The bonds are in a position to rally short-term but that would only
serve to further confirm that the post August counter trend rally is
complete. The gold stocks may rally a bit further over the near-term but
that should be viewed within the context of negative
medium-term picture.
April 5, 2004: The counter trend rally from March 24
looks to be nearly complete. We expect that the next leg down in the
post March 5 decline is close to resuming. This is expected to carry the
averages back below the March 24 low. The bonds are deeply oversold
short-term and are in a position to bounce. How that bounce develops if
it develops will tell us whether the post August rally is complete. The
gold stocks are positive short-term but need to rally early this week to
maintain that positive bias.
March 22, 2004: The counter trend rally from late last week does not look complete
and as long as 1102 on the S&P holds a move back above last weeks high
and towards more important resistance is expected. This should be followed
by a resumption of the decline back below last weeks low.

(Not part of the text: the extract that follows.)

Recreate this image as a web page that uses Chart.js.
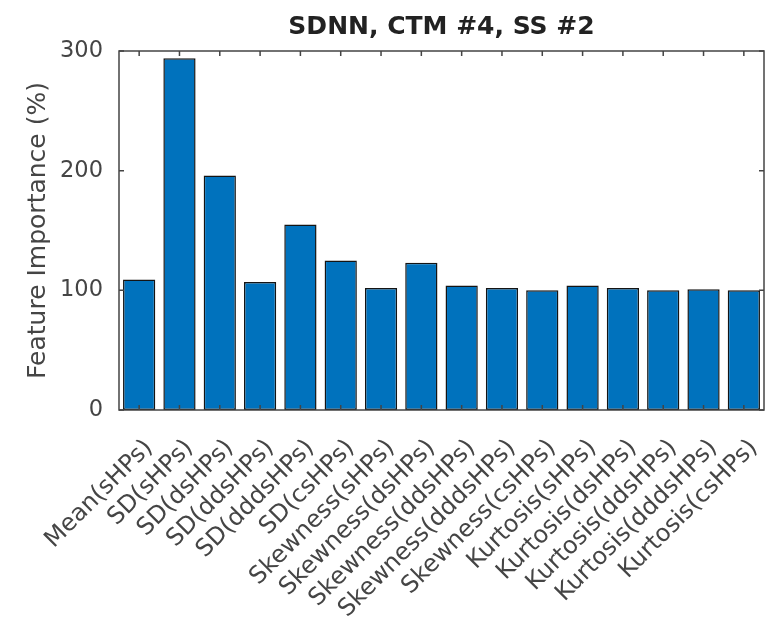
<!DOCTYPE html>
<html>
<head>
<meta charset="utf-8">
<script src="https://cdn.jsdelivr.net/npm/chart.js@4.4.1/dist/chart.umd.min.js"></script>
<style>
  html, body { margin: 0; padding: 0; background: #fff; }
</style>
</head>
<body>
<canvas id="myChart" width="774" height="627"></canvas>
<script>
// data
const featureLabels = [
  'Mean(sHPs)', 'SD(sHPs)', 'SD(dsHPs)', 'SD(ddsHPs)', 'SD(dddsHPs)', 'SD(csHPs)',
  'Skewness(sHPs)', 'Skewness(dsHPs)', 'Skewness(ddsHPs)', 'Skewness(dddsHPs)', 'Skewness(csHPs)',
  'Kurtosis(sHPs)', 'Kurtosis(dsHPs)', 'Kurtosis(ddsHPs)', 'Kurtosis(dddsHPs)', 'Kurtosis(csHPs)'
];
const importanceValues = [109, 294, 196, 107, 155, 125, 102, 123, 104, 102, 100, 104, 102, 100, 101, 100];
const yTicks = [0, 100, 200, 300];
const chartTitle = 'SDNN, CTM #4, SS #2';
const yTitle = 'Feature Importance (%)';

const fontName = "'DejaVu Sans', sans-serif";
const axisColor = '#444';
const textColor = '#454545';
const barColor = '#0072BD';

// matlab style box with inward ticks
const boxTicks = {
  id: 'boxTicks',
  afterDraw(chart) {
    const ctx = chart.ctx;
    const a = chart.chartArea;
    const xs = chart.scales.x;
    const ys = chart.scales.y;
    ctx.save();
    ctx.strokeStyle = axisColor;
    ctx.lineWidth = 1.5;
    ctx.strokeRect(a.left, a.top, a.right - a.left, a.bottom - a.top);
    ctx.beginPath();
    for (let i = 0; i < xs.ticks.length; i++) {
      let px = xs.getPixelForTick(i);
      ctx.moveTo(px, a.bottom); ctx.lineTo(px, a.bottom - 5);
      ctx.moveTo(px, a.top); ctx.lineTo(px, a.top + 5);
    }
    for (let i = 0; i < ys.ticks.length; i++) {
      let py = ys.getPixelForTick(i);
      ctx.moveTo(a.left, py); ctx.lineTo(a.left + 5, py);
      ctx.moveTo(a.right, py); ctx.lineTo(a.right - 5, py);
    }
    ctx.stroke();
    ctx.restore();
  }
};

const data = {
  labels: featureLabels,
  datasets: [{
    data: importanceValues,
    backgroundColor: barColor,
    borderColor: '#141414',
    borderWidth: 1.5,
    borderSkipped: false,
    barPercentage: 0.8,
    categoryPercentage: 1.0
  }]
};

const config = {
  type: 'bar',
  data: data,
  plugins: [boxTicks],
  options: {
    responsive: false,
    animation: false,
    layout: { padding: { left: 0, right: 10, top: 0, bottom: 0 } },
    plugins: {
      legend: { display: false },
      tooltip: { enabled: false },
      title: {
        display: true,
        text: chartTitle,
        fullSize: false,
        color: '#222',
        font: { family: fontName, size: 25, weight: 'bold' },
        padding: { top: 12, bottom: 9 }
      }
    },
    scales: {
      x: {
        offset: true,
        grid: { display: false, drawTicks: false },
        border: { display: false },
        ticks: {
          autoSkip: false,
          maxRotation: 45,
          minRotation: 45,
          padding: 24,
          labelOffset: 10,
          color: textColor,
          font: { family: fontName, size: 24 }
        },
        afterFit: function(s) {
          s.height = 217;
          s.paddingLeft = 0;
          s.paddingRight = 0;
        }
      },
      y: {
        min: 0,
        max: 300,
        grid: { display: false, drawTicks: false },
        border: { display: false },
        afterBuildTicks: function(s) { s.ticks = yTicks.map(v => ({ value: v })); },
        ticks: {
          padding: 16,
          color: textColor,
          font: { family: fontName, size: 22.5 }
        },
        title: {
          display: true,
          text: yTitle,
          color: textColor,
          font: { family: fontName, size: 25 },
          padding: { top: 23, bottom: 0 }
        },
        afterFit: function(s) {
          s.width = 119;
          s.paddingTop = 0;
          s.paddingBottom = 0;
        }
      }
    }
  }
};

var myChart = new Chart(document.getElementById('myChart'), config);
</script>
</body>
</html>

The bonds are
bearish short-term but within the framework of a maturing but
incomplete medium-term rally. The gold stocks remain inconclusive short-term
but a resolution should be close.
March 7, 2004: Short-term the market looks to have
some unfinished business on the upside but this is all part of a
completion move from August and March and not the beginning of a new
medium-term advance. The bonds too look to have some unfinished business
on the upside but like the equity market they are closer to the end of a
move than the early to middle stages of one. The HUI is close to
resolving its pattern from mid February. The positive divergence last
week with gold does tilt the odds slightly in favor of a positive
resolution but not enough yet to act on it.
February
23, 2004: The technical picture continues to
deteriorate and is in its worst position since the March low. While we
cannot rule out one or even two more minor new highs everything
continues to point to the idea that the market is in the process of
completing an important medium and long-term top. The rally in bonds is
corrective and most likely in its latter stages but does not yet look
complete. The gold stocks are at an important medium-term juncture.
continued weakness would signal the next leg down from the January top
was underway while a move above last weeks high would set up for a test
of the December/January double top.
February
9, 2004: The rally from January 29 looks to be
a counter trend move related to the January 26-29 decline. Once complete
a move back below the January 29 low is expected. We do not see this
decline as the end if the post October 2002 counter trend rally but as
the beginning of the end. The rally from August on the bonds is most
likely not over but it is nonetheless corrective and once complete
should be followed by a strong decline well below the August low. The
gold stocks look OK short-term but on a medium-term basis look to be in
the early stages of the biggest decline since the November 2000 low.
January
26, 2004: Short-term the market is in its best position
to decline since mid November. The medium and long-term outlook continue to
deteriorate and remain bearish but we do not think that any
short-term decline from current levels will mark the beginning of the
medium and long-term top not just yet. The bonds have satisfied the
minimum requirements for the completion of the counter trend rally from
August but have a ways to go before confirming the rally as complete.
Short-term the gold stocks are neutral but the medium-term picture is
negative and the odds are strong that we are in the beginning of the
biggest correction since the late 2000 low.
January
5, 2004: Short-term momentum is strong enough to argue
for higher prices after any initial reaction. The medium and
long-term picture has continued to deteriorate and the technical
evidence continues to paint a very negative picture. The bond market
rally from August is corrective and once complete should be followed by
a move below the August low. The bigger question is whether that counter
trend rally is complete and at this point the answer is not clear. The
gold stocks still have a shot at one more high as long as support at 220
holds. a break of that level turns the picture bearish.